Bach Backs IOC Stance on Russia for 2024 Paris Olympics
IOC President defiant in the race of rising international criticism at plans
Posted On: February 13, 2023 By :It was nearly a full year ago that Russia invaded Ukraine, leading to a succession of condemnation and sanctions throughout the world that — somewhat surprisingly — included swift, strong action from the International Olympic Committee.
This weekend, in the face of growing criticism around Europe for his plans to allow some athletes from Russia and Belarus to compete at the 2024 Olympic Summer Games, IOC President Thomas Bach is more defiant than ever that he will be proven right.
“History will show who is doing more for peace. The ones who try to keep lines open, to communicate, or the ones who want to isolate or divide,” Bach said at the Alpine skiing world championships. “We have shown this in the past with great success in the Olympic movement. Our role is bringing people together.”
Bach’s comments came before the men’s downhill at the event organized by the FIS, which has banned Russians and Belarussians since last February. Ukrainian Ivan Kovbasnyuk took part in the downhill and later joined prominent Ukrainian athletes including boxer Wladimir Klitschko, high jumper Yaroslava Mahuchikh and tennis player Elina Svitolina in saying Russia and Belarus should be banned from Paris 2024.
“Russia is killing my people. Not good situation for Olympic Committee,” Kovbasnyuk said.
Russians and Belarusians were banned in February 2022 by most international sports federations after an IOC recommendation once Russia invaded Ukraine. But as qualification events for the 2024 Paris Games approach, Bach and the IOC have faced backlash from Ukraine, including comments directed at him by Ukrainian President Volodymyr Zelenskyy, and its allies since setting out a path last month for some athletes from Russia and Belarus to return to international competition despite the war waged by their countries.
“A white or any neutral flag is impossible for Russian athletes. All their flags are stained in blood,” Zelenskyy has said.
Bach spoke Sunday of his support for “every Ukrainian athlete. We can from a human point of view understand their reactions, we share their suffering. … Every Ukrainian athlete can be rest assured that we are standing in full solidarity with them and that all their comments are taken very, very seriously into consideration.”

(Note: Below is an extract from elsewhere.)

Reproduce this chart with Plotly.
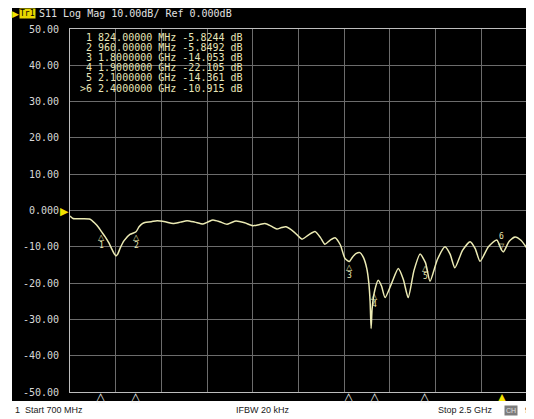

Olympic leaders have set out a path for athletes from Russia and Belarus who have not actively supported the war to try to qualify to compete as “neutral athletes.” Russian athletes have not competed under their country’s name at any Olympics since the 2016 Rio de Janeiro Games because of the fallout from a prolonged doping saga.
Zelenskyy told a summit of sports officials from 36 countries on Friday that Russian athletes have “no place” in Paris while the invasion of Ukraine continues and political leaders of Poland and the Baltic states have said there could be Olympic boycotts if the IOC forges ahead with its plan. Paris Mayor Anne Hidalgo, who visited Kyiv last week, has also said Russian and Belarusian athletes should be barred from the Olympics in her city.
The United States led the largest boycott in 1980. More than 60 teams refused to go to Moscow after the Soviet Union invaded Afghanistan. Bach was among the West Germany athletes who could not go, denying him the chance to defend the team fencing title.
“Unfortunately, what they have not addressed, at least so far as we can see, are these human rights concerns,” Bach said in reply on Sunday. “There, we don’t have an answer but we have to take it seriously.”
The IOC has cited advice from the United Nations that banning athletes on the basis of their passport would be discrimination. However, the IOC has multiple times in the past excluded countries from competition; Germany, Austria, Hungary, Bulgaria and Turkey were barred from the 1920 Olympics in Antwerp with Germany’s ban lasting until 1928. Germany and Japan were not invited to the 1948 London Olympics after they were the aggressors in World War II and South Africa was excluded from 1964 to ’88 because of its racist apartheid laws.
“The IOC being committed to human rights, like the international sports federations, has of course to address these serious concerns,” Bach said Sunday, adding Olympic sports had a “unifying mission of bringing people together.”